Multinational corporations harbor and invest nearly $1.5 trillion overseas to avoid the 35 percent US corporate tax rate. Giving them a 'repatriation holiday' – a tax break if they bring that cash home and create jobs – will please both sides of the aisle and the American people.
Santa Barbara, Calif.
President Obama is in a tight spot this Labor Day. The dismal economic climate is going to make for a diminished holiday, and the president’s much-anticipated September “Jobs Plan” is already under microscopic scrutiny.
After his failure to coalesce the “Gang of Six” during the recent debt talks, it’s easy to imagine Joe Biden is more determined than ever to craft a bipartisan solution that addresses anemic job creation and unacceptably high unemployment levels. Let’s suppose he has been quietly crafting a centerpiece idea to headline the President’s announcement and that he has penned a memo to his boss.
Here’s how it might read:
I urge you not to cast aside the one idea that can immediately produce new revenues and new jobs; will re-ingratiate you with the CEO community; can be creatively structured to address legitimate liberal concerns about corporate abuse; and will garner strong support from conservatives who will see it as a “good” stimulus program.

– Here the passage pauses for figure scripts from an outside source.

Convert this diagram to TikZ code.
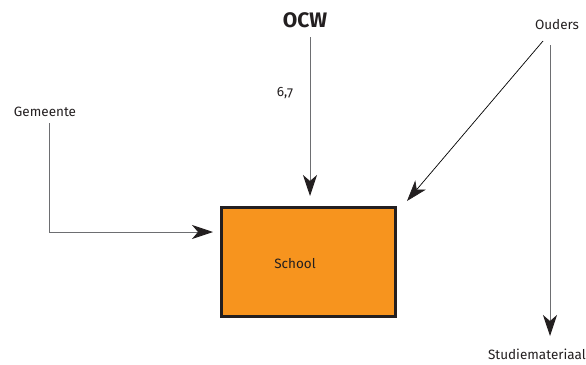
\documentclass[tikz,border=0pt]{standalone}
\usepackage{fontspec}
\setmainfont{Fira Sans}[Numbers=OldStyle]
\usetikzlibrary{arrows.meta}
\definecolor{boxorange}{HTML}{F7941E}
\definecolor{boxline}{HTML}{231F20}
\definecolor{flowgray}{HTML}{6D6E71}
\tikzset{
  lbl/.style={inner sep=0pt, text=boxline, font=\fontsize{13.5}{16}\selectfont},
  tipstyle/.style={-{Stealth[length=21pt,width=14pt,inset=6pt,color=boxline]}},
  flow/.style={draw=flowgray, line width=0.9pt, tipstyle},
  flowdark/.style={draw=black, line width=0.7pt, tipstyle},
}
\begin{document}
\begin{tikzpicture}[x=1pt,y=-1pt]
\useasboundingbox (0,0) rectangle (586,364);
\node[draw=boxline, line width=3.3pt, fill=boxorange, minimum width=173.7pt, minimum height=108.7pt, inner sep=0pt] (school) at (308.5,262) {};
\node[lbl] (schooltxt) at (295,264) {School};
\node[lbl, font=\fontsize{21}{24}\selectfont\bfseries] (ocw) at (305,20) {OCW};
\node[lbl] (num) at (285,93) {6,7};
\node[lbl] (gem) at (45,112) {Gemeente};
\node[lbl] (ouders) at (557,25) {Ouders};
\node[lbl, anchor=east] (studie) at (586,354) {Studiemateriaal};
\coordinate (ocwtop) at (310,37);
\coordinate (ocwtip) at (310,196);
\coordinate (gemtop) at (49,123);
\coordinate (gemtip) at (213,232);
\coordinate (oudstart) at (543,41);
\coordinate (oudtip) at (407,201);
\coordinate (studtop) at (550,45);
\coordinate (studtip) at (550,336);
\draw[flow] (ocwtop) -- (ocwtip);
\draw[flow] (gemtop) |- (gemtip);
\draw[flowdark] (oudstart) -- (oudtip);
\draw[flow] (studtop) -- (studtip);
\end{tikzpicture}
\end{document}
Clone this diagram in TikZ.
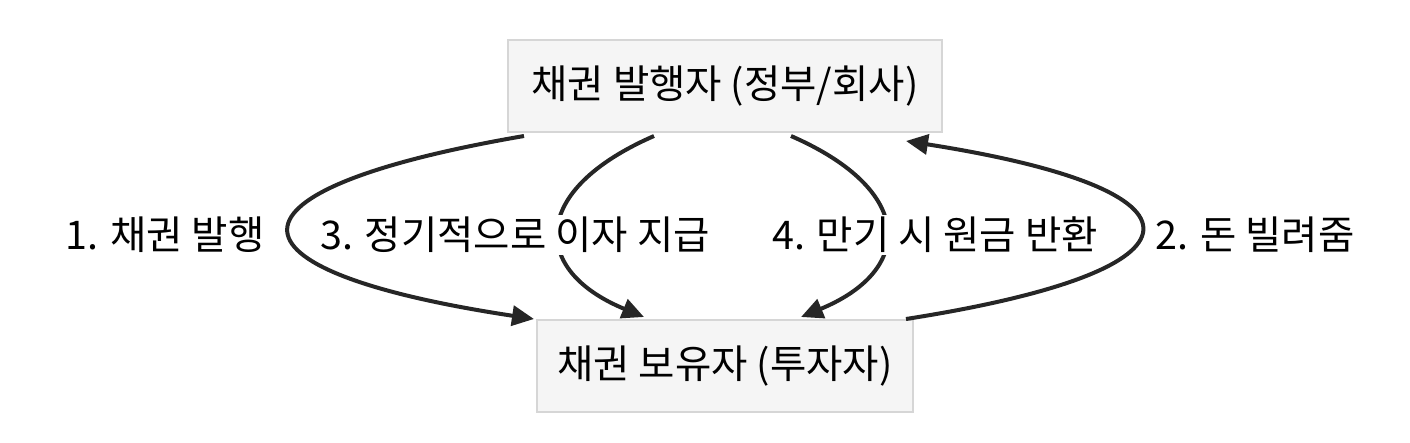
\documentclass[tikz,border=0pt]{standalone}
\usepackage{fontspec}
\setmainfont{Noto Sans CJK KR}
\usetikzlibrary{arrows.meta, positioning, calc}
\definecolor{boxgray}{RGB}{245,245,245}
\definecolor{edgegray}{RGB}{214,214,214}

\begin{document}
\begin{tikzpicture}[x=1pt, y=-1pt,
    party/.style={draw=edgegray, line width=2pt, fill=boxgray, inner sep=0pt,
                  font=\fontsize{39.5}{44}\selectfont},
    flow/.style={line width=4pt, draw=black!85, -{Triangle[length=22pt,width=20pt]}},
    flowlabel/.style={fill=white, inner sep=2pt, font=\fontsize{39.5}{44}\selectfont}]
    \useasboundingbox (0,0) rectangle (1410,442);

    % parties
    \node[party, minimum width=434pt, minimum height=92pt] (issuer) at (725,86) {채권 발행자 (정부/회사)};
    \node[party, minimum width=376pt, minimum height=92pt] (holder) at (725,366) {채권 보유자 (투자자)};

    % flows
    \draw[flow] ([xshift=17pt,yshift=-3pt]issuer.south west) .. controls (210,190) and (210,270) .. ([xshift=-2pt]holder.north west);
    \draw[flow] ([xshift=147pt,yshift=-3pt]issuer.south west) .. controls (530,190) and (530,270) .. ([xshift=108pt,yshift=2pt]holder.north west);
    \draw[flow] ([xshift=-152pt,yshift=-3pt]issuer.south east) .. controls (915,190) and (915,270) .. ([xshift=-113pt,yshift=2pt]holder.north east);
    \draw[flow] ([xshift=-8pt]holder.north east) .. controls (1219,270) and (1219,190) .. ([xshift=-37pt,yshift=-8pt]issuer.south east);

    % labels
    \node[flowlabel] (s1) at (165,235) {1. 채권 발행};
    \node[flowlabel] (s3) at (515,235) {3. 정기적으로 이자 지급};
    \node[flowlabel] (s4) at (935,235) {4. 만기 시 원금 반환};
    \node[flowlabel] (s2) at (1255,235) {2. 돈 빌려줌};
\end{tikzpicture}
\end{document}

Bring home the bacon, Mr. President, the bacon being a big slice of the nearly $1.5 trillion in corporate profits that are “trapped” offshore. Bring it home with a “repatriation holiday.” But this time – unlike when your predecessor tried a similar policy – make sure you require companies to do what they say they want to do, create new jobs. Trust but verify, as President Reagan used to say.
Secretary Geithner tells us the multinationals are sitting on roughly $1.5 trillion overseas as a result of (legitimately) dodging taxes on profits earned outside the United States. He also laments how these companies go to great length and cost (lawyers, investment bankers, and bean counters) to outsmart the taxman. True, but they do so because our tax code’s 35 percent rate motivates them to do just that. Second only to “lost decade” Japan, America has the highest rate in the world.
These massive stockpiles of overseas funds are not sitting idle. They are building shareholder wealth with more plants and R&D facilities and creating more jobs offshore, serving both international and US markets: “Outsourcing” as the pundits and critics like to say; “Shovel-ready” projects to use your quip – but these investments are not happening here.
When these corporations are not building, they’re buying – foreign companies and foreign jobs – and paying hefty premiums for their purchases. Microsoft in May said it would shell out $8.5 billion for the Internet voice and video business of Luxembourg-based Skype. Last week Hewlett-Packard pounced on the Britain-based software company Autonomy and will pay a tidy $10.3 billion.
ANOTHER VIEW: Don’t fall for a repatriation holiday
Microsoft reportedly has $42 billion cash offshore and HP has $13 billion in its total cash kitty (the offshore amount isn’t broken out). Tapping into trapped offshore funds is ridiculously tax effective for these multinationals.
Building and buying offshore enhances stock values whereas repatriation of these profits at an unnecessary 35 percent tax burden to do the same at home does just the opposite. Financial patriotism isn’t on the corporate board of directors’ agenda.
You have gone on record, Mr. President, as saying you will consider the repatriation holiday idea, but only in the context of overall tax reform. With all due respect, you squandered a colossal opportunity to do just that by turning your back last fall on the tax-reform recommendations of your bipartisan Bowles-Simpson Commission. Remember? They suggested that Congress jettison all special interest “loopholes” from the tax code (including breaks for corporate jet owners) and slash the corporate tax rate to 26 percent.
Your idea for a “grand bargain” deficit plan last month took a bite at tax reform, but quickly lost its appetite. And candidly, Sir, the new “six of one, half dozen of the other” congressional “super” committee to tackle budget deficits won’t even nibble at the idea.
The tax-reform train has now left the station and won’t return until well after the 2012 elections. So it’s time for you to get out in front and lead: Offer corporate America a six-month holiday to repatriate offshore profits at a tax rate of 5.25 percent.
ALSO BY THIS AUTHOR: After the debt deal: A tax reform idea
To be sure, the Bush administration proposed this idea in 2004 and it “successfully” brought home $362 billion of offshore profits. But it miserably failed to accomplish its main “brick and mortar” goal of building new factories in America.
The legislation was poorly conceived and loosely drafted, and allowed companies to funnel the cash virtually unchecked. Reportedly 92 percent of the repatriated amounts were returned to shareholders as dividends and stock buybacks, and some companies actually shut down US plants and slashed payroll.
President Bush served up a lot of beans but not much bacon.
This time, cook up something that sizzles, Mr. President. Your proposal should link the corporate tax benefit directly and verifiably to new jobs created at home.